- What you will do -
Copy out every line of the data exactly.

- Information shown -
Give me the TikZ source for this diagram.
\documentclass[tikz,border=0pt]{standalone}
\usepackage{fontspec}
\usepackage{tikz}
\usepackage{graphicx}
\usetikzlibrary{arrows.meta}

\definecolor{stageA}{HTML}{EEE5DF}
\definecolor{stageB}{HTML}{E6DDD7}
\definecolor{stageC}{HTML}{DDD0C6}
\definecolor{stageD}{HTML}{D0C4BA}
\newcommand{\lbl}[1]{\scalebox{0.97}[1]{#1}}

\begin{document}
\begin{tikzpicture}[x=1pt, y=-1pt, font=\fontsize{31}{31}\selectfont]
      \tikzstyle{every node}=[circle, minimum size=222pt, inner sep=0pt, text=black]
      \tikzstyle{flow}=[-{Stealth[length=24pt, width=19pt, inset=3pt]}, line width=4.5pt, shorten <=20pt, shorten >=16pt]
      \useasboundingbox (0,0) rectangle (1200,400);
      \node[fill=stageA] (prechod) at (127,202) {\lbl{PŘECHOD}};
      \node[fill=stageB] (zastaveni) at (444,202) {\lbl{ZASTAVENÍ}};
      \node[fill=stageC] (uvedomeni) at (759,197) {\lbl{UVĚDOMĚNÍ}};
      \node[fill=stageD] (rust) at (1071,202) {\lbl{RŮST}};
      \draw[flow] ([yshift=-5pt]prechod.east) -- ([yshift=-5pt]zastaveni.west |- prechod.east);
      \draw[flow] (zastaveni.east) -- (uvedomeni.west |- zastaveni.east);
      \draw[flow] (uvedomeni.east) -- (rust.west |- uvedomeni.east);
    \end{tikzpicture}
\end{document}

- Task solution -
Give me the TikZ source for this diagram.
\documentclass[tikz,border=0pt]{standalone}
\usepackage{fontspec}
\usepackage{tikz}
\usepackage{graphicx}
\usetikzlibrary{arrows.meta}

\definecolor{stageA}{HTML}{EEE5DF}
\definecolor{stageB}{HTML}{E6DDD7}
\definecolor{stageC}{HTML}{DDD0C6}
\definecolor{stageD}{HTML}{D0C4BA}
\newcommand{\lbl}[1]{\scalebox{0.97}[1]{#1}}

\begin{document}
\begin{tikzpicture}[x=1pt, y=-1pt, font=\fontsize{31}{31}\selectfont]
      \tikzstyle{every node}=[circle, minimum size=222pt, inner sep=0pt, text=black]
      \tikzstyle{flow}=[-{Stealth[length=24pt, width=19pt, inset=3pt]}, line width=4.5pt, shorten <=20pt, shorten >=16pt]
      \useasboundingbox (0,0) rectangle (1200,400);
      \node[fill=stageA] (prechod) at (127,202) {\lbl{PŘECHOD}};
      \node[fill=stageB] (zastaveni) at (444,202) {\lbl{ZASTAVENÍ}};
      \node[fill=stageC] (uvedomeni) at (759,197) {\lbl{UVĚDOMĚNÍ}};
      \node[fill=stageD] (rust) at (1071,202) {\lbl{RŮST}};
      \draw[flow] ([yshift=-5pt]prechod.east) -- ([yshift=-5pt]zastaveni.west |- prechod.east);
      \draw[flow] (zastaveni.east) -- (uvedomeni.west |- zastaveni.east);
      \draw[flow] (uvedomeni.east) -- (rust.west |- uvedomeni.east);
    \end{tikzpicture}
\end{document}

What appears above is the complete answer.